When telecommunications juggernaut Huawei was placed on the US trade blacklist, China’s over-dependence on foreign semiconductor chips was amplified. According to a report by China’s Global Times in January, 85% of China’s market demand for semiconductor components was met by the US.

The Chinese government has called for greater self-reliance, by boosting core competencies in technologies such as semiconductors, according to a report published by South China Morning Press (SCMP).

Heeding the calls for self-sufficiency, Alibaba Group has unveiled its first self-developed chip processor — the Xuantie 910. It is developed by Alibaba’s subsidiary, Pingtuoge.

The processor is based on an open-source architecture, RISC-V. Unlike, the heavily commercialised ARM-architecture, RISC-V is a universally recognised open-source standard — and it is not affected by the US technological ban.

Equipped with 16-core processors, the Xuantie 910 has increased processing power and is said to reduce the cost of producing chips by more than 50%. Following Alibaba’s acquisition of Chinese chipmaker C-Sky Microsystems last year, Pingtouge was set up to develop chips for emerging technology such as IoT and AI.

“This new RISC-V processor is designed to serve heavy-duty IoT applications that require high-performance computing, such as AI, networking, gateway, self-driving automobile and edge servers,” Alibaba said in a statement.

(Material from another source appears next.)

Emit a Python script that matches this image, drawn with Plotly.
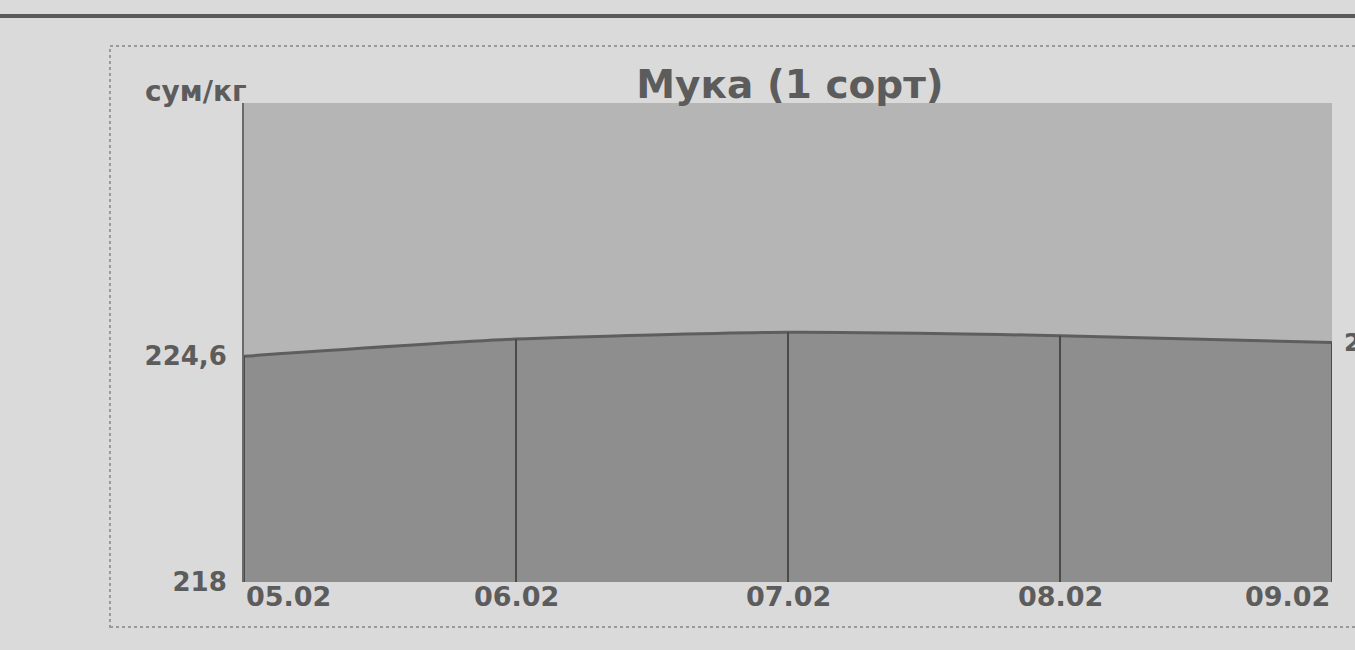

“We believe the new processor would also help drive the growth of the RISC-V open-source community in Asia and globally.”

Although China is expected to attain only 15% self-sufficiency rate by 2020, Chinese tech giants are collectively dedicating their resources to develop their own AI silicon chips; the new technology, in theory, is capable of object detection and voice recognition — similar to Huawei’s HiSilicon — an 8K+AI chipset solution that powers a smart home.